DATA FOR THIS TASK
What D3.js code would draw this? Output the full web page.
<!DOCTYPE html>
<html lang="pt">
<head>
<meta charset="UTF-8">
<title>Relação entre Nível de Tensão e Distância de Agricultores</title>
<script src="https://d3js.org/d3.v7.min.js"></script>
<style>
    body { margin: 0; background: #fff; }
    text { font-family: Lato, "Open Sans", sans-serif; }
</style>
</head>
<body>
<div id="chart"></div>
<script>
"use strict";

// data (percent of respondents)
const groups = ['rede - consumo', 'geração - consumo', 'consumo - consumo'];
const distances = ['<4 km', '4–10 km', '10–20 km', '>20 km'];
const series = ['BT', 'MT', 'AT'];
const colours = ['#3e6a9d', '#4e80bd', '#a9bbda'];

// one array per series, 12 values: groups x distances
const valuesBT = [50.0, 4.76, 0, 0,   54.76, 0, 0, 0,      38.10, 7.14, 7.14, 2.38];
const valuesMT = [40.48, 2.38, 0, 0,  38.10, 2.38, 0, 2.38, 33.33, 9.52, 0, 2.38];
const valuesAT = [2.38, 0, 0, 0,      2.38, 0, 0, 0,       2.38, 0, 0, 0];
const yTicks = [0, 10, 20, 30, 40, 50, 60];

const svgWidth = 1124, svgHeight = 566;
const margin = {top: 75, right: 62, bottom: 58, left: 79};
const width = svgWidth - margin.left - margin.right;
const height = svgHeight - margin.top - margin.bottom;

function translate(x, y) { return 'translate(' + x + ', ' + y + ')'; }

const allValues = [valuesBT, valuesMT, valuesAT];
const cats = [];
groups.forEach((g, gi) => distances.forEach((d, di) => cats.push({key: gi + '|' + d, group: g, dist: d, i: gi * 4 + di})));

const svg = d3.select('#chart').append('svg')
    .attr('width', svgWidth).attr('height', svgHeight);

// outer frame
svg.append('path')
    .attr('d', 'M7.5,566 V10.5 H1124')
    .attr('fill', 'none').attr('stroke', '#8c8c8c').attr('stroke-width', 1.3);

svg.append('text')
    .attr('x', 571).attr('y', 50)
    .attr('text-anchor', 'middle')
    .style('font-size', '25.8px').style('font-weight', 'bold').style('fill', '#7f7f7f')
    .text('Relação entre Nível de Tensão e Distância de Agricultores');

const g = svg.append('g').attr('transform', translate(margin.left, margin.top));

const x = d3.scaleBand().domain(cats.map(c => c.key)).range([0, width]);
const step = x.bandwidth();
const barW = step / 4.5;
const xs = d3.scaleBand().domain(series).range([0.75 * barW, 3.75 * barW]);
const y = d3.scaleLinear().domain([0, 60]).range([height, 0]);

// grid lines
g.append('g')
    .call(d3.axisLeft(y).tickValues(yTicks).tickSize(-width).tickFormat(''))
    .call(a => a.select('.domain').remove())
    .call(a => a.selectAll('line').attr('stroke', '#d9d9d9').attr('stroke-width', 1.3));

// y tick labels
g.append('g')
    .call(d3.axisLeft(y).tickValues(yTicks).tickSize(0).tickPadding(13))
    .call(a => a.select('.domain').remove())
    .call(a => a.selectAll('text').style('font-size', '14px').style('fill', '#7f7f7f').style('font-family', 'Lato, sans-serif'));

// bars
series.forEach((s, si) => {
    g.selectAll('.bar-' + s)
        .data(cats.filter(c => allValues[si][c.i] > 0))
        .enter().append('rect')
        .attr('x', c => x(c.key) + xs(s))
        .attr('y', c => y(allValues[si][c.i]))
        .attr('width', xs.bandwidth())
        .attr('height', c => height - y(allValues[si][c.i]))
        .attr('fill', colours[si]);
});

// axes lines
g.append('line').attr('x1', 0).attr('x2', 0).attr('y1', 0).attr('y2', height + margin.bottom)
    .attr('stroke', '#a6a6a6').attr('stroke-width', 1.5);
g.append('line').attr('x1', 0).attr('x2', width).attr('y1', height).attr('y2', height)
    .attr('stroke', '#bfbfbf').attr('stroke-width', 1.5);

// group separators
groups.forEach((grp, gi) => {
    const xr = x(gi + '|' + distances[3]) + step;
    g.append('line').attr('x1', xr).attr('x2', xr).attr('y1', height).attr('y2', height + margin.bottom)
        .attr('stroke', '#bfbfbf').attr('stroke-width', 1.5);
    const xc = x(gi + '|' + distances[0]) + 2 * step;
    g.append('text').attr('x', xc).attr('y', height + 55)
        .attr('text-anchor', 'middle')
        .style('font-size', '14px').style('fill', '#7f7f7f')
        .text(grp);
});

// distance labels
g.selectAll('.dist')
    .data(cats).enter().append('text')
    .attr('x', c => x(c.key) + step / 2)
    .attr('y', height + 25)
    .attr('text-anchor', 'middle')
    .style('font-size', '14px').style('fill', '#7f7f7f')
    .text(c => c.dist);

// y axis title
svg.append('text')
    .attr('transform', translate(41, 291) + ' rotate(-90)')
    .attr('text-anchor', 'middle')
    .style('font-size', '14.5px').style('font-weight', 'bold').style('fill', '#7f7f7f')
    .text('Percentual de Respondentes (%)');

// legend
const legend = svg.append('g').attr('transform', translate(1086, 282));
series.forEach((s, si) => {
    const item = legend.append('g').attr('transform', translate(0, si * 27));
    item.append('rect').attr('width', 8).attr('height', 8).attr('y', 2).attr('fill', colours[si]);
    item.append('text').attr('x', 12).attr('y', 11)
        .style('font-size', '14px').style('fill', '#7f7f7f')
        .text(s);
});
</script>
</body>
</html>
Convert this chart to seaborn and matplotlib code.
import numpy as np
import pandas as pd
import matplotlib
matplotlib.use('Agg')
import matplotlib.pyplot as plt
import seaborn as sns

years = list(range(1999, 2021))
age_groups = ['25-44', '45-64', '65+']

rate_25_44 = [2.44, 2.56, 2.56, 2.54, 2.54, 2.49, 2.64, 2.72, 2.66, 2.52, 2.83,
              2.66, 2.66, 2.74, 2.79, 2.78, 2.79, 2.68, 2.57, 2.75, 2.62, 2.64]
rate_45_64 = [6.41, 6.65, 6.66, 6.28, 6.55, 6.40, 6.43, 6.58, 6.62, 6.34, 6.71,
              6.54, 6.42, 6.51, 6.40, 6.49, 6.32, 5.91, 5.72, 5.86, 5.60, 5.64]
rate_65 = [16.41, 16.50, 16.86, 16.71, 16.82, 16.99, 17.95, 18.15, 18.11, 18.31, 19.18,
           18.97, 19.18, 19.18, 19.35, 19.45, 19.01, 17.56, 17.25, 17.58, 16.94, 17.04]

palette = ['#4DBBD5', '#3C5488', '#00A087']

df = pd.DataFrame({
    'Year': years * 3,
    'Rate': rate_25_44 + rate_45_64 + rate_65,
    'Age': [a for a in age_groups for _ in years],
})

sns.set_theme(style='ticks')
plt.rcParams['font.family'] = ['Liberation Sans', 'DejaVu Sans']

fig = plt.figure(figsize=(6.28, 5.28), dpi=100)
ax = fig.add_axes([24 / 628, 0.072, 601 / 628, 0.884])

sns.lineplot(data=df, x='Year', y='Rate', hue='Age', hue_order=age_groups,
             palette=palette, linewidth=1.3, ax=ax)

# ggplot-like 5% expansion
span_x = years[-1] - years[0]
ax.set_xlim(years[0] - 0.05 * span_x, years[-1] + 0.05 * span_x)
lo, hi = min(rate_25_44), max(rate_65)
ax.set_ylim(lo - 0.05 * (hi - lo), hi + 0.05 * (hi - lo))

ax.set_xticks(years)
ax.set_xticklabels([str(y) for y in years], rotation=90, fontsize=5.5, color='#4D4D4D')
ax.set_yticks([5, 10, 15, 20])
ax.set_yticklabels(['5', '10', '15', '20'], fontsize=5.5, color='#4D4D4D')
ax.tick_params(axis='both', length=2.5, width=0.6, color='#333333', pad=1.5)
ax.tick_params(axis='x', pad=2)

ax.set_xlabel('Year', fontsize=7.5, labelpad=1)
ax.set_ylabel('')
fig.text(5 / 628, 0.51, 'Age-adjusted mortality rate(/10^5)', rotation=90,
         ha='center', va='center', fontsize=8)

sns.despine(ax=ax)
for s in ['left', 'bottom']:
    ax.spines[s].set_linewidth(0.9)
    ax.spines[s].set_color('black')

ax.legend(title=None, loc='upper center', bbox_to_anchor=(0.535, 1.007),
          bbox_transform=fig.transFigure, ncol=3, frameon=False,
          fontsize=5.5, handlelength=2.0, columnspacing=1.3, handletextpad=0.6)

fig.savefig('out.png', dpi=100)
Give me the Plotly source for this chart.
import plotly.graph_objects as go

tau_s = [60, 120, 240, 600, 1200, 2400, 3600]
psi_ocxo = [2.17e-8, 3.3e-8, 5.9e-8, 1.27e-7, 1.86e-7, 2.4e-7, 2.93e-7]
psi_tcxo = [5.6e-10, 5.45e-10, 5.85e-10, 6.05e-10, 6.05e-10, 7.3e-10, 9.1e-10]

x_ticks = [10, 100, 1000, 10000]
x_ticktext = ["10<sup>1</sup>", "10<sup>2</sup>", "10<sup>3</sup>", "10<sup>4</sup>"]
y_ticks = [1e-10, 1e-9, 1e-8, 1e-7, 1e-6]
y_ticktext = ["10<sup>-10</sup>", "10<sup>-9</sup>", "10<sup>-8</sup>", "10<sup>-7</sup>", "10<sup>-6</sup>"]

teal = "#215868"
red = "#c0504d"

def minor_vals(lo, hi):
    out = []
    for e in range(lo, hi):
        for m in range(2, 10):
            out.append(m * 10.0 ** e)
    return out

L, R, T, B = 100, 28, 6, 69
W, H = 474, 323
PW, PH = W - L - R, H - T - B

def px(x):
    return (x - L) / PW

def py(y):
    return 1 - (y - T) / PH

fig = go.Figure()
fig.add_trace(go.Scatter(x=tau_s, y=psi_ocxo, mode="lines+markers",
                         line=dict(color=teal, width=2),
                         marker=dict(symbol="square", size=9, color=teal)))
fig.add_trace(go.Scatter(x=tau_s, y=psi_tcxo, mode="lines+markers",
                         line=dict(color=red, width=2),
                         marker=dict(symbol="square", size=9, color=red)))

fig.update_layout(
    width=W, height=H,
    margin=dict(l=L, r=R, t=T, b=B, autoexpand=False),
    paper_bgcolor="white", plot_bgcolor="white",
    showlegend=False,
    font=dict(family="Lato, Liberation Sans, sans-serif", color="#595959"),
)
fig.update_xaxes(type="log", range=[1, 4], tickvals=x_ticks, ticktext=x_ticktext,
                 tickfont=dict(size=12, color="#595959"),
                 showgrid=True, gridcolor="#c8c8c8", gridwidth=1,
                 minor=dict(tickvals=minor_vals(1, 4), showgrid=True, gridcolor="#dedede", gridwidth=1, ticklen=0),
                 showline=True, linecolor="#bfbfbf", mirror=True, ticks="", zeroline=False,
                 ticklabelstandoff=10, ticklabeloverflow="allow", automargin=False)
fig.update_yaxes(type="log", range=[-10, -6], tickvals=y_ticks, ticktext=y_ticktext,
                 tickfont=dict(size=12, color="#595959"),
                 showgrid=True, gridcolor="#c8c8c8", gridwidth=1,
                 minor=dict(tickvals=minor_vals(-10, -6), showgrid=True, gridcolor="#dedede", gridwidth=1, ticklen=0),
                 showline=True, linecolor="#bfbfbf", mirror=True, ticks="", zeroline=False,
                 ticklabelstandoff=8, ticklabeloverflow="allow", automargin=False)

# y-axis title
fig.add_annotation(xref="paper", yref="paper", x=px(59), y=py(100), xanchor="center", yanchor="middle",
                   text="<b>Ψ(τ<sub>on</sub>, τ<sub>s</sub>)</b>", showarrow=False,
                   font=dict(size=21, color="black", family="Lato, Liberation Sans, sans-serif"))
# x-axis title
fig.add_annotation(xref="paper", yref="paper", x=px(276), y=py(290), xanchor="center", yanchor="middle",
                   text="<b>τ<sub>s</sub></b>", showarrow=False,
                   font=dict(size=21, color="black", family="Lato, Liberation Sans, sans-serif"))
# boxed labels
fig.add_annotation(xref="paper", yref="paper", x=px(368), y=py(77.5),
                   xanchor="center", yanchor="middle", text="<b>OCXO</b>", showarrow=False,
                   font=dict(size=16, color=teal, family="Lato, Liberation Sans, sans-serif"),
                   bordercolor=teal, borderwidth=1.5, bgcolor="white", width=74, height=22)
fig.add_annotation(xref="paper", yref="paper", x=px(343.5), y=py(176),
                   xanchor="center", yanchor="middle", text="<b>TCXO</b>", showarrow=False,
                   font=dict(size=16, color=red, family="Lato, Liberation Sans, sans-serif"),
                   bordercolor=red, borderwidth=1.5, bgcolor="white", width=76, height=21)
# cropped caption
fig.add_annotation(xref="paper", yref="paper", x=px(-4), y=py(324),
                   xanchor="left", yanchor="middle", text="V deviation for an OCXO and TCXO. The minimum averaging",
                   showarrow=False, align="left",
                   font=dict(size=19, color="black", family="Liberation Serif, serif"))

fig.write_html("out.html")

EXERCISE BRIEF
Take the line that contains "Give me the Plotly source for this chart.", the line that contains "6.05e-10, 7.3e-10, 9.1e-10]", and all lines between, and give them again exactly; include no other line.

TASK SOLUTION
Give me the Plotly source for this chart.
import plotly.graph_objects as go

tau_s = [60, 120, 240, 600, 1200, 2400, 3600]
psi_ocxo = [2.17e-8, 3.3e-8, 5.9e-8, 1.27e-7, 1.86e-7, 2.4e-7, 2.93e-7]
psi_tcxo = [5.6e-10, 5.45e-10, 5.85e-10, 6.05e-10, 6.05e-10, 7.3e-10, 9.1e-10]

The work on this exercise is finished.